Hypotheekrenteaftrek bij echtscheiding
Nog steeds komen er nieuwe procedures over de aftrekbaarheid van hypotheekrente in echtscheidingssituaties. In onze praktijk ontvang ik daarnaast wekelijks vragen van mensen over rentecorrecties die door de Belastingdienst zijn aangebracht in aangiften inkomstenbelasting. Waarom gaat het toch zo vaak mis met de aftrek van hypotheekrente bij echtscheidingen?
Echtscheiding en fiscaal partnerschap
Als jullie gehuwd zijn met gezamenlijk een eigen woning en hypotheek, dan zijn jullie ieder voor 50% eigenaar van de woning en ieder voor 50% schuldenaar op de hypotheek. Omdat sprake is van fiscaal partnerschap maakt het niet uit wie de rente betaalt, de aftrekposten kunnen jullie immers gezamenlijk verdelen. Eindigt het huwelijk door echtscheiding, dan eindigt hierdoor tevens het fiscaal partnerschap. Het is nog wel mogelijk om in het jaar van echtscheiding te kiezen voor fiscaal partnerschap voor het gehele jaar, zodat in dat jaar de aftrekposten nog onderling verdeeld kunnen worden.
Hypotheekrenteaftrek bij echtscheiding
Is er sprake van een echtscheiding, dan maakt het ineens wel uit wie de rente betaalt en welke afspraken hierover zijn gemaakt. Blijven jullie ieder 50% van de hypotheekrente betalen, dan is de echtscheidingsregeling van toepassing op de vertrekkende partner. Deze kan tot 24 maanden na vertrek uit de woning de rente in aftrek brengen. Na deze periode verhuist 50% van de woning en de schuld naar box 3.
Voor de partner die in de woning blijft wonen (hierna: achterblijver) en de volledige hypotheekrente betaalt, wordt het wat complexer. De rente die de achterblijver betaalt voor de ex is dan alleen nog aftrekbaar als:
- rentekosten: als er een afspraak ligt dat de achterblijver het economisch eigendom van de woning heeft verkregen. Let op: de aflossingseis geldt dan ook!
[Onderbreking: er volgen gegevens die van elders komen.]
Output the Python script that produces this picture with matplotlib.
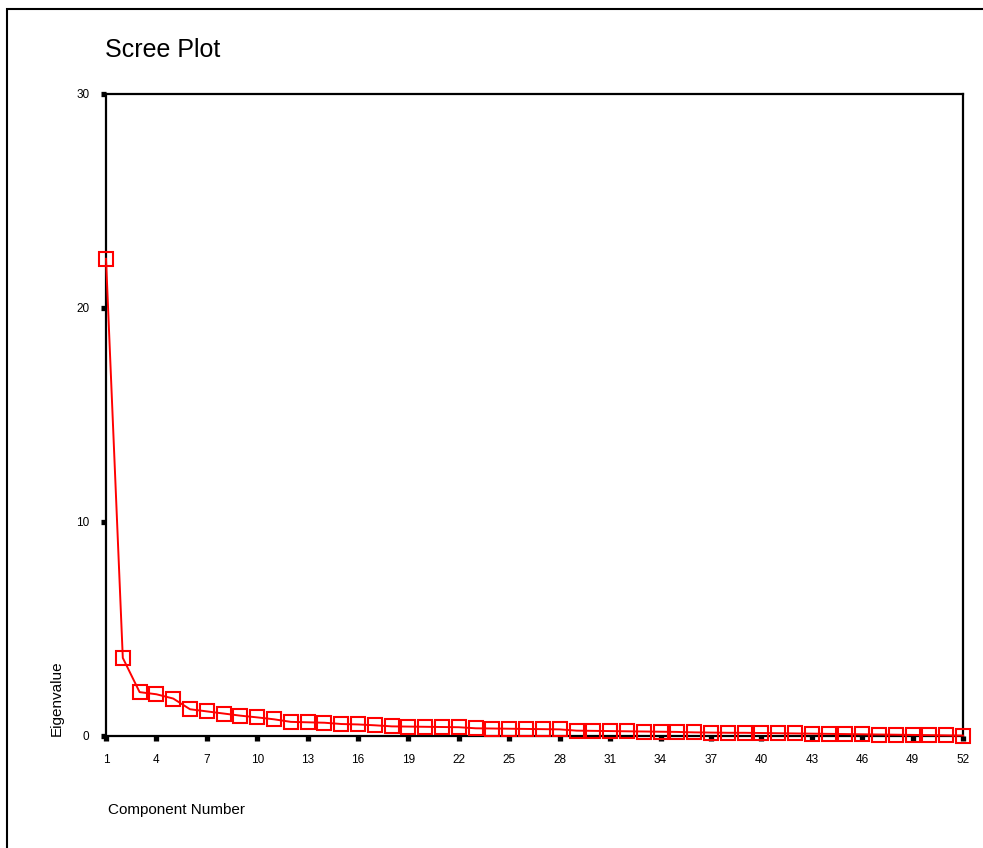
import matplotlib.pyplot as plt
from matplotlib.patches import Rectangle

plt.rcParams['font.family'] = ['Liberation Sans', 'DejaVu Sans']

# eigenvalues, components 1..52
components = list(range(1, 53))
eigenvalues = [22.3, 3.65, 2.05, 1.95, 1.75, 1.25, 1.15, 1.05, 0.95, 0.87,
               0.78, 0.66, 0.64, 0.62, 0.56, 0.54, 0.50, 0.45, 0.44, 0.43,
               0.42, 0.41, 0.36, 0.35, 0.34, 0.33, 0.32, 0.31, 0.25, 0.24,
               0.23, 0.22, 0.21, 0.20, 0.19, 0.17, 0.16, 0.15, 0.15, 0.14,
               0.13, 0.12, 0.11, 0.10, 0.09, 0.08, 0.07, 0.06, 0.05, 0.04,
               0.03, 0.02]
xticks = list(range(1, 53, 3))
yticks = [0, 10, 20, 30]

fig = plt.figure(figsize=(9.83, 8.48), dpi=100)
ax = fig.add_axes([106 / 983, 1 - 736 / 848, 857 / 983, 642 / 848])

ax.plot(components, eigenvalues, color='red', lw=1.4, marker='s',
        markersize=10, markerfacecolor='none', markeredgecolor='red',
        markeredgewidth=1.5, clip_on=False, zorder=5)

ax.set_xlim(1, 52)
ax.set_ylim(0, 30)
ax.set_xticks(xticks)
ax.set_yticks(yticks)
ax.tick_params(direction='out', length=3.8, width=3.8, labelsize=8.5,
               color='black')
ax.tick_params(axis='x', pad=9)
ax.tick_params(axis='y', pad=8)
for s in ax.spines.values():
    s.set_linewidth(1.6)

fig.text(105 / 983, 1 - 50 / 848, 'Scree Plot', fontsize=18, va='center')
fig.text(57 / 983, 1 - 698 / 848, 'Eigenvalue', fontsize=11,
         rotation=90, ha='center', va='center')
fig.text(108 / 983, 1 - 810 / 848, 'Component Number', fontsize=11,
         va='center')

# outer frame, only left and top edges fall inside the picture
fig.patches.append(Rectangle((7 / 983, -0.1), 1.2, 1.1 - 9 / 848,
                             transform=fig.transFigure, fill=False,
                             edgecolor='black', lw=1.5))

fig.savefig('out.png', dpi=100)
- alimentatie: als er sprake is van een kwalificerende onderhoudsverplichting.
Wanneer is sprake van een voor alimentatie kwalificerende onderhoudsverplichting?
Op 16 november 2018 heeft de Hoge Raad zich gebogen over de vraag wanneer sprake is van een voor alimentatie kwalificerende onderhoudsverplichting. De Hoge Raad oordeelde dat van een periodieke verstrekking (alimentatie) sprake is indien rechtstreeks uit het familierecht een wettelijke verplichting daartoe volgt. De wettelijke verplichting volgt:
- uit een rechterlijke uitspraak waarbij een uitkering tot levensonderhoud is toegekend; of
- uit een overeenkomst waarin een onderhoudsverplichting jegens de partner is vastgelegd.
De Hoge Raad laat echter wel ruimte om aanvullend bewijs te leveren door te overwegen dat voor de beoordeling of een overeenkomst tussen partijen een onderhoudsverplichting inhoudt, de Haviltex-maatstaf moet worden toegepast. Deze maatstaf houdt in dat niet alleen de taalkundige betekenis van belang is, maar ook wat partijen hebben bedoeld. Het gaat dan tevens om de gerechtvaardigde verwachtingen die partijen over en weer mochten hebben, welke vervolgens door de rechter worden meegewogen bij de vaststelling van de gemaakte afspraken.
Noot fiscaal jurist
Als partijen geen afspraken hebben gemaakt over de betaling van de hypotheekrente, dan ontstaat er een probleem. Uit een stijging van het aantal gerelateerde vragen maak ik op dat de Belastingdienst hier strenger op controleert.
Zijn er geen afspraken gemaakt, dan is het wellicht nog mogelijk om de voor de ex betaalde hypotheekrente te kwalificeren als een zakelijke vergoeding voor het gebruik van de woning. In dat geval blijft de rente drukken op de ex waardoor de echtscheidingsregeling ineens van toepassing wordt. De ex mag de rente dan maximaal 24 maanden na vertrek uit de woning aftrekken in de aangifte. Degene die de rente betaalt heeft hier weinig aan, maar in onderling overleg kunnen hier misschien nog afspraken over worden gemaakt.
Bron hypotheekrenteaftrek bij echtscheiding
Hoge Raad 16 november 2018, ECLI:NL:HR:2018:2134.